━━━━━ Entries provided ━━━━━

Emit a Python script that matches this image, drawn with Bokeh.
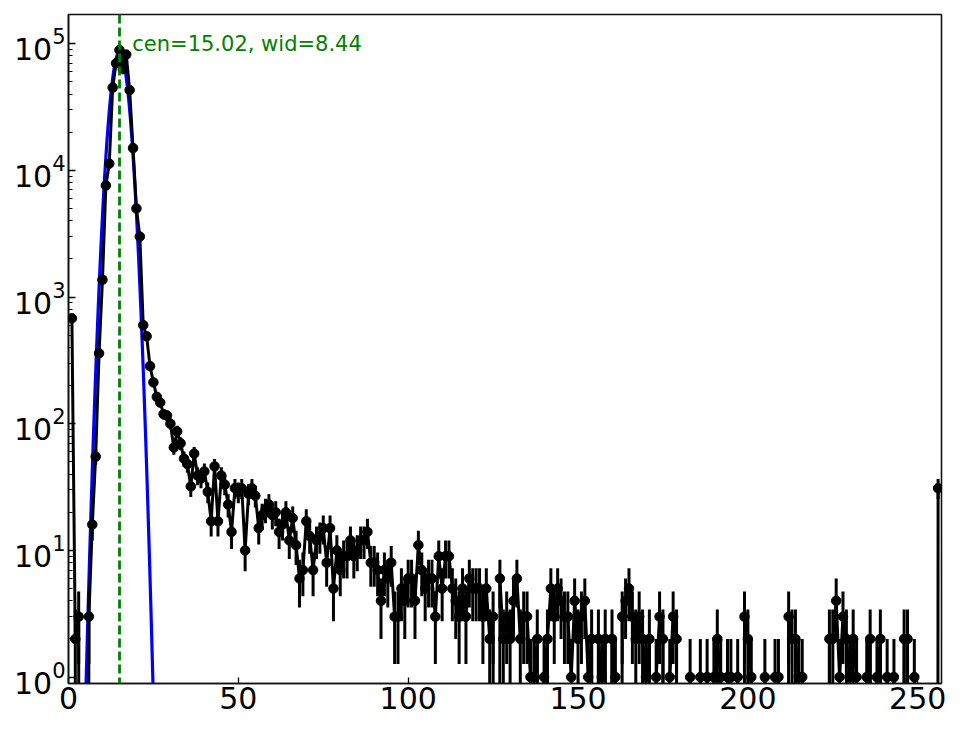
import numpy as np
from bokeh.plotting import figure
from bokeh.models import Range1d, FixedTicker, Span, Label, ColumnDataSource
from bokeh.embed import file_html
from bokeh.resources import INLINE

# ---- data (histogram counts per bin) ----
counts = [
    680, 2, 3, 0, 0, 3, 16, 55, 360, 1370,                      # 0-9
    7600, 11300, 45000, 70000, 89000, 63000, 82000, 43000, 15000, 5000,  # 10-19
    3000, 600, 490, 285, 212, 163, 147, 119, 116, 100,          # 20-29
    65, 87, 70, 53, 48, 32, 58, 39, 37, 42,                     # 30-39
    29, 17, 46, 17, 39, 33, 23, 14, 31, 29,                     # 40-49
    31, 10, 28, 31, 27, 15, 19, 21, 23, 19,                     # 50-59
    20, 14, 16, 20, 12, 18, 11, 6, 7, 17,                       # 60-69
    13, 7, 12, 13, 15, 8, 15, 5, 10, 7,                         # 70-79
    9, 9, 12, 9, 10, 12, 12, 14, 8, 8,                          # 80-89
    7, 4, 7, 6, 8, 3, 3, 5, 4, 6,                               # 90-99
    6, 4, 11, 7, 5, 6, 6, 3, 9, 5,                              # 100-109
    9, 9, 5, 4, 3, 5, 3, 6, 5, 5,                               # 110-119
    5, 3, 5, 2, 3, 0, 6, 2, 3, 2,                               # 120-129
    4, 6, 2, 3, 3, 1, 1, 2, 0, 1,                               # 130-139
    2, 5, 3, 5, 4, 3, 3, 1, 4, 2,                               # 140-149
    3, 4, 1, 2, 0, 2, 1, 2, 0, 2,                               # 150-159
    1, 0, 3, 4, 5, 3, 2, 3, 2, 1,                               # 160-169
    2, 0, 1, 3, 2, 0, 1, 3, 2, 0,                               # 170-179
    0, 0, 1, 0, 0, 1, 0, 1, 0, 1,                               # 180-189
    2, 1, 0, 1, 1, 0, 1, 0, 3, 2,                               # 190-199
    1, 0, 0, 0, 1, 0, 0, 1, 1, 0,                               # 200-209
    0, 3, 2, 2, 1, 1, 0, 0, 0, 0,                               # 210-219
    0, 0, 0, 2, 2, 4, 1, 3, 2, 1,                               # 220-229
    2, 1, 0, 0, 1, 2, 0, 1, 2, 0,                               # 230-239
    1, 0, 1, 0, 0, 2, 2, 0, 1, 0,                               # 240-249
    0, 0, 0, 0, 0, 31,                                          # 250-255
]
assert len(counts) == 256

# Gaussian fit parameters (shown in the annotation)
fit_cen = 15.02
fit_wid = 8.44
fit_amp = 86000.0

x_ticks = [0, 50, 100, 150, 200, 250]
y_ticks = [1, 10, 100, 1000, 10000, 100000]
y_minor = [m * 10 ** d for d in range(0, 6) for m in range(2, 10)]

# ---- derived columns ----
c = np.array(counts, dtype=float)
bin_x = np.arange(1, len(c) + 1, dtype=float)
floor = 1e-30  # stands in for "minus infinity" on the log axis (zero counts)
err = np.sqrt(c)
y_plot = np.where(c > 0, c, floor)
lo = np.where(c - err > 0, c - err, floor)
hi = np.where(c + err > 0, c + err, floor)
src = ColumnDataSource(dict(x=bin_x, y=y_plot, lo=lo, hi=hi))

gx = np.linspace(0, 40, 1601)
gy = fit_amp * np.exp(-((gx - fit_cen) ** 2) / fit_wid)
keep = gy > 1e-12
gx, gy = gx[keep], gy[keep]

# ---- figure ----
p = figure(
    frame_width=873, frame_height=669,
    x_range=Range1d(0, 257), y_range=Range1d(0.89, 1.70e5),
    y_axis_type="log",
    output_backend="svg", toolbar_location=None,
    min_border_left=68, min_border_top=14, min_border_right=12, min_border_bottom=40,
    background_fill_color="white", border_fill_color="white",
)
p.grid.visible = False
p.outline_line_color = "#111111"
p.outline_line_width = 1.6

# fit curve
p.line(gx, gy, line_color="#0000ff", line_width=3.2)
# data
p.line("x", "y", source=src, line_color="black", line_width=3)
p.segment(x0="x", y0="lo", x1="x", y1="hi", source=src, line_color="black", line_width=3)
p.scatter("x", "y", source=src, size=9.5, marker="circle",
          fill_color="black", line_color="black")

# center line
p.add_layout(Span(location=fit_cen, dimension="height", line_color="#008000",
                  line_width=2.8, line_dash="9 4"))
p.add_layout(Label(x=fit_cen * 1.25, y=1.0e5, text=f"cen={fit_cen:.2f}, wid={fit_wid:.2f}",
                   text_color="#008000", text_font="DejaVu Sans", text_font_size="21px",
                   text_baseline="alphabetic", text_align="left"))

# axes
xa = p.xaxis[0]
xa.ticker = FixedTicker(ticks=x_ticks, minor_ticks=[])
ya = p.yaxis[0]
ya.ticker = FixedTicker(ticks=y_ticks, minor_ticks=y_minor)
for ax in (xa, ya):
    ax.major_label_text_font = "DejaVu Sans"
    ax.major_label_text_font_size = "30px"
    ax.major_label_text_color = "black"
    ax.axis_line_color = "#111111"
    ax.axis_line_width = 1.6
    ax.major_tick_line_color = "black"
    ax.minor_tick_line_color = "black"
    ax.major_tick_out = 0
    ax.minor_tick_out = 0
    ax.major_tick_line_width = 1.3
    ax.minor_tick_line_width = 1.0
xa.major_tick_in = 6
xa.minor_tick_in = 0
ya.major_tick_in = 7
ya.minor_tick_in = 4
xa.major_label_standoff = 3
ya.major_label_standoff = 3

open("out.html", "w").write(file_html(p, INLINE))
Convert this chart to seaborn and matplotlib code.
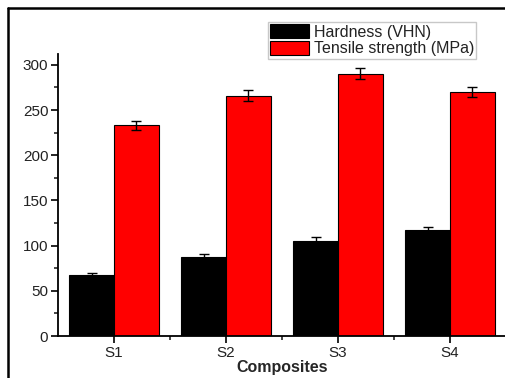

━━━━━

**Brief**
Nothing but the pictures may be dropped; output the records above exactly.

**Result for this exercise**
Emit a Python script that matches this image, drawn with Bokeh.
import numpy as np
from bokeh.plotting import figure
from bokeh.models import Range1d, FixedTicker, Span, Label, ColumnDataSource
from bokeh.embed import file_html
from bokeh.resources import INLINE

# ---- data (histogram counts per bin) ----
counts = [
    680, 2, 3, 0, 0, 3, 16, 55, 360, 1370,                      # 0-9
    7600, 11300, 45000, 70000, 89000, 63000, 82000, 43000, 15000, 5000,  # 10-19
    3000, 600, 490, 285, 212, 163, 147, 119, 116, 100,          # 20-29
    65, 87, 70, 53, 48, 32, 58, 39, 37, 42,                     # 30-39
    29, 17, 46, 17, 39, 33, 23, 14, 31, 29,                     # 40-49
    31, 10, 28, 31, 27, 15, 19, 21, 23, 19,                     # 50-59
    20, 14, 16, 20, 12, 18, 11, 6, 7, 17,                       # 60-69
    13, 7, 12, 13, 15, 8, 15, 5, 10, 7,                         # 70-79
    9, 9, 12, 9, 10, 12, 12, 14, 8, 8,                          # 80-89
    7, 4, 7, 6, 8, 3, 3, 5, 4, 6,                               # 90-99
    6, 4, 11, 7, 5, 6, 6, 3, 9, 5,                              # 100-109
    9, 9, 5, 4, 3, 5, 3, 6, 5, 5,                               # 110-119
    5, 3, 5, 2, 3, 0, 6, 2, 3, 2,                               # 120-129
    4, 6, 2, 3, 3, 1, 1, 2, 0, 1,                               # 130-139
    2, 5, 3, 5, 4, 3, 3, 1, 4, 2,                               # 140-149
    3, 4, 1, 2, 0, 2, 1, 2, 0, 2,                               # 150-159
    1, 0, 3, 4, 5, 3, 2, 3, 2, 1,                               # 160-169
    2, 0, 1, 3, 2, 0, 1, 3, 2, 0,                               # 170-179
    0, 0, 1, 0, 0, 1, 0, 1, 0, 1,                               # 180-189
    2, 1, 0, 1, 1, 0, 1, 0, 3, 2,                               # 190-199
    1, 0, 0, 0, 1, 0, 0, 1, 1, 0,                               # 200-209
    0, 3, 2, 2, 1, 1, 0, 0, 0, 0,                               # 210-219
    0, 0, 0, 2, 2, 4, 1, 3, 2, 1,                               # 220-229
    2, 1, 0, 0, 1, 2, 0, 1, 2, 0,                               # 230-239
    1, 0, 1, 0, 0, 2, 2, 0, 1, 0,                               # 240-249
    0, 0, 0, 0, 0, 31,                                          # 250-255
]
assert len(counts) == 256

# Gaussian fit parameters (shown in the annotation)
fit_cen = 15.02
fit_wid = 8.44
fit_amp = 86000.0

x_ticks = [0, 50, 100, 150, 200, 250]
y_ticks = [1, 10, 100, 1000, 10000, 100000]
y_minor = [m * 10 ** d for d in range(0, 6) for m in range(2, 10)]

# ---- derived columns ----
c = np.array(counts, dtype=float)
bin_x = np.arange(1, len(c) + 1, dtype=float)
floor = 1e-30  # stands in for "minus infinity" on the log axis (zero counts)
err = np.sqrt(c)
y_plot = np.where(c > 0, c, floor)
lo = np.where(c - err > 0, c - err, floor)
hi = np.where(c + err > 0, c + err, floor)
src = ColumnDataSource(dict(x=bin_x, y=y_plot, lo=lo, hi=hi))

gx = np.linspace(0, 40, 1601)
gy = fit_amp * np.exp(-((gx - fit_cen) ** 2) / fit_wid)
keep = gy > 1e-12
gx, gy = gx[keep], gy[keep]

# ---- figure ----
p = figure(
    frame_width=873, frame_height=669,
    x_range=Range1d(0, 257), y_range=Range1d(0.89, 1.70e5),
    y_axis_type="log",
    output_backend="svg", toolbar_location=None,
    min_border_left=68, min_border_top=14, min_border_right=12, min_border_bottom=40,
    background_fill_color="white", border_fill_color="white",
)
p.grid.visible = False
p.outline_line_color = "#111111"
p.outline_line_width = 1.6

# fit curve
p.line(gx, gy, line_color="#0000ff", line_width=3.2)
# data
p.line("x", "y", source=src, line_color="black", line_width=3)
p.segment(x0="x", y0="lo", x1="x", y1="hi", source=src, line_color="black", line_width=3)
p.scatter("x", "y", source=src, size=9.5, marker="circle",
          fill_color="black", line_color="black")

# center line
p.add_layout(Span(location=fit_cen, dimension="height", line_color="#008000",
                  line_width=2.8, line_dash="9 4"))
p.add_layout(Label(x=fit_cen * 1.25, y=1.0e5, text=f"cen={fit_cen:.2f}, wid={fit_wid:.2f}",
                   text_color="#008000", text_font="DejaVu Sans", text_font_size="21px",
                   text_baseline="alphabetic", text_align="left"))

# axes
xa = p.xaxis[0]
xa.ticker = FixedTicker(ticks=x_ticks, minor_ticks=[])
ya = p.yaxis[0]
ya.ticker = FixedTicker(ticks=y_ticks, minor_ticks=y_minor)
for ax in (xa, ya):
    ax.major_label_text_font = "DejaVu Sans"
    ax.major_label_text_font_size = "30px"
    ax.major_label_text_color = "black"
    ax.axis_line_color = "#111111"
    ax.axis_line_width = 1.6
    ax.major_tick_line_color = "black"
    ax.minor_tick_line_color = "black"
    ax.major_tick_out = 0
    ax.minor_tick_out = 0
    ax.major_tick_line_width = 1.3
    ax.minor_tick_line_width = 1.0
xa.major_tick_in = 6
xa.minor_tick_in = 0
ya.major_tick_in = 7
ya.minor_tick_in = 4
xa.major_label_standoff = 3
ya.major_label_standoff = 3

open("out.html", "w").write(file_html(p, INLINE))
Convert this chart to seaborn and matplotlib code.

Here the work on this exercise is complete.